Formatting & Low-Level Formatting
This is very confusing to most people. Formatting a floppy generally means that BOTH a low-level and a high-level format take place. The low-level format overwrites full tracks consisting of multiple sectors, headers and trailers. Each sector is preceded by a header and gets a trailer written behind it. Only the sectors and trailers are updated when you copy a file to the floppy (effectively writing sectors), the headers are used for finding the start of each sector on the track and are only read from (except during a format operation).
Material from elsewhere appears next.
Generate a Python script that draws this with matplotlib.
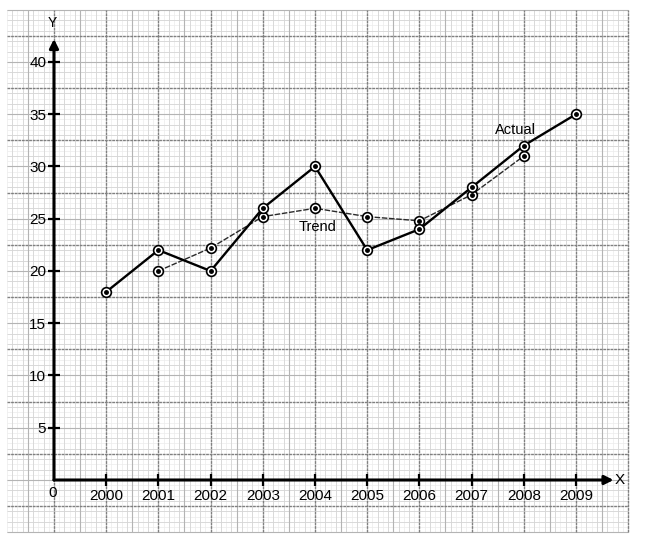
import numpy as np
import matplotlib
matplotlib.use("Agg")
import matplotlib.pyplot as plt

plt.rcParams['font.family'] = ['Liberation Sans', 'DejaVu Sans']

# ---- data ----
years = [2000, 2001, 2002, 2003, 2004, 2005, 2006, 2007, 2008, 2009]
actual = [18, 22, 20, 26, 30, 22, 24, 28, 32, 35]
trend_years = [2001, 2002, 2003, 2004, 2005, 2006, 2007, 2008]
trend = [20, 22.2, 25.2, 26, 25.2, 24.8, 27.3, 31]
y_ticks = [5, 10, 15, 20, 25, 30, 35, 40]
x_labels = [str(y) for y in years]

# ---- figure ----
fig = plt.figure(figsize=(6.53, 5.42), dpi=100)
ax = fig.add_axes([0, 0, 1, 1])
ax.set_xlim(1997.966, 2010.475)
ax.set_ylim(-5.933, 45.93)

# graph-paper grid
gx0, gx1 = 1998.1, 2010.0
gy0, gy1 = -5.0, 45.0
fine_x = np.arange(1998.1, 2010.001, 0.1)
fine_y = np.arange(-5.0, 45.001, 0.5)
ax.vlines(fine_x, gy0, gy1, colors='#ececec', lw=0.5, zorder=0)
ax.hlines(fine_y, gx0, gx1, colors='#ececec', lw=0.5, zorder=0)
mid_x = np.arange(1998.2, 2010.001, 0.2)
mid_y = np.arange(-5.0, 45.001, 1.0)
ax.vlines(mid_x, gy0, gy1, colors='#d6d6d6', lw=0.6, zorder=0)
ax.hlines(mid_y, gx0, gx1, colors='#d6d6d6', lw=0.6, zorder=0)
med_x = np.arange(1998.5, 2010.001, 1.0)
med_y = np.arange(-5.0, 45.001, 5.0)
ax.vlines(med_x, gy0, gy1, colors='#b4b4b4', lw=0.8, zorder=0)
ax.hlines(med_y, gx0, gx1, colors='#b4b4b4', lw=0.8, zorder=0)
maj_x = np.arange(1999, 2010.001, 1.0)
maj_y = np.arange(-2.5, 45.001, 5.0)
ax.vlines(maj_x, gy0, gy1, colors='#808080', lw=1.0, ls=(0, (2, 0.6)), zorder=0)
ax.hlines(maj_y, gx0, gx1, colors='#808080', lw=1.0, ls=(0, (2, 0.6)), zorder=0)

# axes with arrows
for s in ax.spines.values():
    s.set_visible(False)
ax.spines['left'].set_position(('data', 1999))
ax.spines['bottom'].set_position(('data', 0))
ax.annotate('', xy=(1999, 42.2), xytext=(1999, 0),
            arrowprops=dict(arrowstyle='-|>', color='black', lw=2.2,
                            mutation_scale=13, shrinkA=0, shrinkB=0), zorder=3)
ax.annotate('', xy=(2009.72, 0), xytext=(1999, 0),
            arrowprops=dict(arrowstyle='-|>', color='black', lw=2.2,
                            mutation_scale=13, shrinkA=0, shrinkB=0), zorder=3)

ax.set_xticks(years)
ax.set_xticklabels(x_labels)
ax.set_yticks(y_ticks)
ax.set_yticklabels([str(v) for v in y_ticks])
ax.tick_params(axis='both', direction='inout', length=9, width=1.6,
               color='black', labelsize=11, labelcolor='black')
ax.tick_params(axis='x', pad=2)
ax.tick_params(axis='y', pad=1)

ax.text(1998.97, -1.25, '0', ha='center', va='center', fontsize=11)
ax.text(1998.96, 43.7, 'Y', ha='center', va='center', fontsize=10)
ax.text(2009.84, 0, 'X', ha='center', va='center', fontsize=11)

# series
ax.plot(trend_years, trend, color='#2a2a2a', lw=1.0, ls=(0, (4, 1.2)), zorder=4)
ax.plot(years, actual, color='black', lw=1.7, zorder=5)
for xs, ys in ((trend_years, trend), (years, actual)):
    ax.plot(xs, ys, ls='none', marker='o', ms=7, mfc='white', mec='black',
            mew=1.2, zorder=6)
    ax.plot(xs, ys, ls='none', marker='o', ms=2.5, mfc='black', mec='black',
            zorder=7)

ax.text(2007.85, 33.5, 'Actual', ha='center', va='center', fontsize=10.5)
ax.text(2004.05, 24.2, 'Trend', ha='center', va='center', fontsize=10.5)

fig.savefig('out.png', dpi=100)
The low-level format calculates a CRC-checksum (CRC = Cyclic Redundancy Check, a special algorithm that is very sensitive to even the slightest change in data) from each sector it writes, and writes that calculated checksum to the trailer. After low-level-formatting each track, the format program simply reads all sectors and trailers in it, recalculates the checksum from each sector and compares it to the checksum in the trailer. If they don't match, the sector is considered "bad". It stores all bad sector locations in RAM for later use. After finishing ALL tracks on both sides, the format program will do a high-level format of the floppy. That means that it will write a proper bootsector, clear both FAT's and the rootdirectory of the drive. Then it will recall the bad sectors found and adjust the FAT's accordingly.

What is Low/High Level Formatting
A low-level format (first done at the factory) draws magnetic lines on the hard disk, these days you rarely need to redo a low-level format.

A high-level format creates a new FAT and scans the surface of the disk, finding and marking damaged sectors (those corrupted files). Performing a high-level format is deceptively easy; simply run the Format utility.

However, the DOS FORMAT program only knows how to low-level format floppies, not harddrive's, due to the fact that sector header/trailer information varies widely between harddrive manufacturers and models. Further, the number of sectors on a track is fixed for floppies in (DOS floppy formats) but varies on most harddrive's.

Finally, EIDE harddrive's are preformatted by the manufacturer typically with dedicated programs that leave some space on the drive to "remap" bad sectors to, should they show up over time. This means that if the microcontroller in the drive detects a bad sector, it will try to reread a number of times until the checksum matches. Then it will mark that sector as bad, and store the information in another sector. All this is invisible from DOS. However, for fast AV or multi-speed CDROM writers this may mean a hickup in the datastream coming from the drive, not only when the bad sector is detected, but also afterwards because the drive will have to get the sector data from another physical location on the drive involving extra head-seeks.

Therefore, instead of low-level formatting your EIDE drive when it was trashed, first make sure that there are no other problems involved (i.e. too fast PIO mode, wd-ctrl in use for a large incompatible drives, buggy CDROM drivers, too long (ribbons) between your controller and drives, bad RAM or bad cache RAM etc).

I strongly advise you NOT to use the "format" option inside most BIOS's (reachable from the BIOS setup screen). This FORMAT option was useful for old MFM and RLL drives, and usually DESTROYS EIDE drives! If you need to "repair" an EIDE drive (bad sectors, or "indestructible" viruses etc.) it is best to use a tool that simply overwrites all sectors. This will force the drive to "remap" bad sectors itself. Nearly all bad sectors that are not remapped can be detected by either FORMAT or SCANDISK (surface scan option) and they will mark the clusters containing bad sectors as bad in the FAT.